Dobro resonator guitars offer a distinct sound you’ll instantly recognize. A favorite of blues men such as Son House and Joe Bonamassa, these guitars are as well known for their look as they are for their crisp tone. One thing is for sure, once you pick one up, you won’t want to put it down.
The Dobro Manufacturing Company was formed in 1928 by brothers, John, Rudy and Emil Dopyera. The name was a combination of the words “Dopyera” and “Brothers,” but also meant “good” in their native Slovak language. John designed his first resonator guitar for use in Vaudeville theatres where the sound needed to be loud enough to be heard amongst the other orchestra instruments. As its sound became well known, the Dobro guitar grew even more popular in jazz clubs around the United States. Eventually it crossed over into bluegrass and country music, where it remains most popular thanks to the likes of Bashful Brother Oswald, who played the instrument weekly on the Grand Ole Opry stage for over 60 years.

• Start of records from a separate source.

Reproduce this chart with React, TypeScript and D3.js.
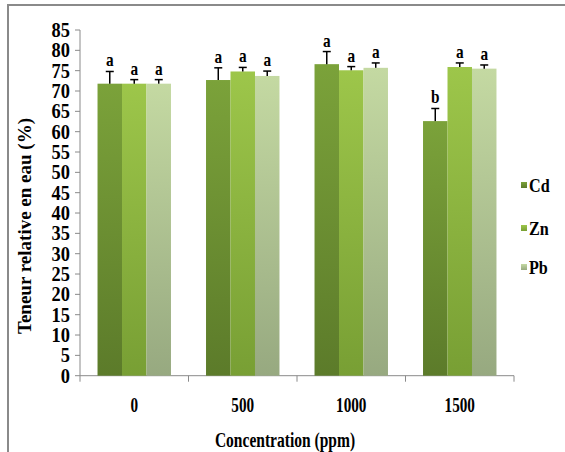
import React from "react";
import * as d3 from "d3";

const categories = ["0", "500", "1000", "1500"];
const seriesNames = ["Cd", "Zn", "Pb"];
const cdValues = [71.8, 72.7, 76.6, 62.6];
const znValues = [71.8, 74.8, 75.1, 75.9];
const pbValues = [71.8, 73.7, 75.7, 75.5];
const cdErrors = [3.0, 3.0, 3.1, 3.1];
const znErrors = [1.0, 1.0, 0.9, 1.0];
const pbErrors = [1.0, 1.2, 1.2, 0.9];
const cdLetters = ["a", "a", "a", "b"];
const znLetters = ["a", "a", "a", "a"];
const pbLetters = ["a", "a", "a", "a"];
const yTicks = d3.range(0, 90, 5);

const values = [cdValues, znValues, pbValues];
const errors = [cdErrors, znErrors, pbErrors];
const letters = [cdLetters, znLetters, pbLetters];
const gradTop = ["#7ba23a", "#9dc64a", "#c4d9a2"];
const gradBot = ["#5c7b2a", "#789f34", "#97a980"];

const W = 565, H = 452;
const left = 80, right = 514, top = 30, bottom = 375.7;

export default function App() {
  const x = d3.scaleBand<string>().domain(categories).range([left, right]).paddingInner(0.323).paddingOuter(0.1615);
  const xs = d3.scaleBand<string>().domain(seriesNames).range([0, x.bandwidth()]);
  const y = d3.scaleLinear().domain([0, 85]).range([bottom, top]);
  const step = (right - left) / categories.length;
  const font = "Liberation Serif, serif";

  return (
    <svg width={W} height={H} style={{ position: "absolute", left: 0, top: 0 }}>
      <defs>
        {seriesNames.map((s, i) => (
          <linearGradient key={s} id={`g${i}`} x1="0" y1="0" x2="0" y2="1">
            <stop offset="0" stopColor={gradTop[i]} />
            <stop offset="1" stopColor={gradBot[i]} />
          </linearGradient>
        ))}
      </defs>
      <rect x={0} y={0} width={W} height={H} fill="#fff" />
      <path d={`M8,${H} V5 H${W}`} fill="none" stroke="#8a8a8a" strokeWidth={2} />
      {/* y axis */}
      <line x1={left} x2={left} y1={top} y2={bottom} stroke="#8a8a8a" strokeWidth={1} />
      {yTicks.map((t) => (
        <g key={t}>
          <line x1={left - 5} x2={left} y1={y(t)} y2={y(t)} stroke="#8a8a8a" />
          <text transform={`translate(70,${y(t)}) scale(0.92,1)`} dy="0.35em" textAnchor="end" fontFamily={font} fontWeight="bold" fontSize={20}>
            {t}
          </text>
        </g>
      ))}
      {/* x axis */}
      <line x1={left} x2={right} y1={bottom} y2={bottom} stroke="#8a8a8a" strokeWidth={1} />
      {d3.range(categories.length + 1).map((i) => (
        <line key={i} x1={left + i * step} x2={left + i * step} y1={bottom} y2={bottom + 6} stroke="#8a8a8a" />
      ))}
      {/* bars */}
      {categories.map((c, ci) => (
        <g key={c}>
          {seriesNames.map((s, si) => {
            const v = values[si][ci];
            const e = errors[si][ci];
            const bx = (x(c) as number) + (xs(s) as number);
            const bw = xs.bandwidth();
            const cx = bx + bw / 2;
            return (
              <g key={s}>
                <rect x={bx} y={y(v)} width={bw} height={bottom - y(v)} fill={`url(#g${si})`} />
                <line x1={cx} x2={cx} y1={y(v)} y2={y(v + e)} stroke="#000" strokeWidth={1.5} />
                <line x1={cx - 4} x2={cx + 4} y1={y(v + e)} y2={y(v + e)} stroke="#000" strokeWidth={1.5} />
                <text transform={`translate(${cx},${y(v + e) - 5}) scale(0.85,1)`} textAnchor="middle" fontFamily={font} fontWeight="bold" fontSize={18}>
                  {letters[si][ci]}
                </text>
              </g>
            );
          })}
          <text
            transform={`translate(${(x(c) as number) + x.bandwidth() / 2},${412}) scale(0.76,1)`}
            textAnchor="middle"
            fontFamily={font}
            fontWeight="bold"
            fontSize={20}
          >
            {c}
          </text>
        </g>
      ))}
      {/* axis titles */}
      <text transform={`translate(285,447) scale(0.74,1)`} textAnchor="middle" fontFamily={font} fontWeight="bold" fontSize={21}>
        Concentration (ppm)
      </text>
      <text transform={`translate(31,226) rotate(-90)`} textAnchor="middle" fontFamily={font} fontWeight="bold" fontSize={19}>
        Teneur relative en eau (%)
      </text>
      {/* legend */}
      {seriesNames.map((s, i) => {
        const ly = [185, 228, 267][i];
        return (
          <g key={s}>
            <rect x={521} y={ly - 3} width={6} height={6} fill={`url(#g${i})`} />
            <text transform={`translate(529,${ly}) scale(0.85,1)`} dy="0.35em" fontFamily={font} fontWeight="bold" fontSize={19}>
              {s}
            </text>
          </g>
        );
      })}
    </svg>
  );
}
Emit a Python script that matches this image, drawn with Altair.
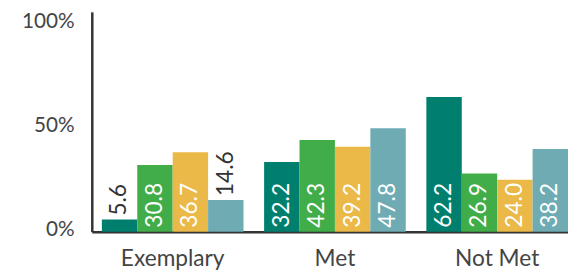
import altair as alt
import pandas as pd

categories = ["Exemplary", "Met", "Not Met"]
series_names = ["Series A", "Series B", "Series C", "Series D"]
colors = ["#007F6E", "#41AD49", "#EAB947", "#6EABB3"]

series_a = [5.6, 32.2, 62.2]
series_b = [30.8, 42.3, 26.9]
series_c = [36.7, 39.2, 24.0]
series_d = [14.6, 47.8, 38.2]

y_ticks = [0, 50, 100]

rows = []
for s, vals in zip(series_names, [series_a, series_b, series_c, series_d]):
    for c, v in zip(categories, vals):
        rows.append({"category": c, "series": s, "value": v})
df = pd.DataFrame(rows)

FONT = "Lato"

base = alt.Chart(df).encode(
    x=alt.X(
        "category:N",
        sort=categories,
        scale=alt.Scale(paddingInner=0.127, paddingOuter=0.031, align=1),
        axis=alt.Axis(
            title=None, labelAngle=0, ticks=False, labelFontSize=23,
            labelPadding=16, domainColor="#333", domainWidth=2.5,
            labelColor="#444", labelFont=FONT,
        ),
    ),
    xOffset=alt.XOffset("series:N", sort=series_names,
                        scale=alt.Scale(paddingInner=0, paddingOuter=0)),
)

bars = base.mark_bar().encode(
    y=alt.Y(
        "value:Q",
        scale=alt.Scale(domain=[0, 101.5], nice=False),
        axis=alt.Axis(
            title=None, values=y_ticks, labelExpr="datum.value + '%'",
            ticks=False, grid=False, labelFontSize=21, labelPadding=18,
            domainColor="#333", domainWidth=2.5, labelColor="#444",
            labelFont=FONT,
            labelOffset={
                "condition": [
                    {"test": "datum.value == 100", "value": 7},
                    {"test": "datum.value == 0", "value": -2},
                ],
                "value": 2,
            },
        ),
    ),
    color=alt.Color("series:N", sort=series_names,
                    scale=alt.Scale(domain=series_names, range=colors),
                    legend=None),
)

text = base.transform_calculate(
    ly="datum.value < 20 ? datum.value : 0"
).mark_text(
    angle=270, align="left", baseline="middle", dx=4, fontSize=23, font=FONT
).encode(
    y=alt.Y("ly:Q", title=None),
    text=alt.Text("value:Q", format=".1f"),
    color=alt.condition("datum.value < 20", alt.value("#333"), alt.value("white")),
)

chart = alt.layer(bars, text).properties(
    width=483, height=223,
    autosize="none",
    padding={"left": 85, "top": 2, "right": 0, "bottom": 39},
).configure_view(stroke=None)

chart.save("out.html", embed_options={"renderer": "svg", "actions": False})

What gives a Dobro guitar its unique sound is the resonator that serves as the instrument’s amplifier. The combination of metal strings played against a metal plate gives a Dobro very distinct, almost banjo-esque sound. The wooden body also plays a role in the guitar’s sound, but is secondary when compared to its influence on a conventional acoustic guitar. There are two very different styles of Dobro guitar - one is a round neck style while the other is square necked. Round necks, such as the Hound Dog Acoustic Deluxe, are played like a standard acoustic guitar, while a square neck like the Hound Dog Square Neck Resonator is played with strings facing up like a lap guitar. Square necks are generally setup with high action and an open tuning for that classic bluegrass sound. From its Vaudeville origins to its current place as a staple in the sound of bluegrass and country music, the Dobro has come a long way. What has never changed, however, is the innovative design that helps guitar players from all genres stand out both visually and sonically.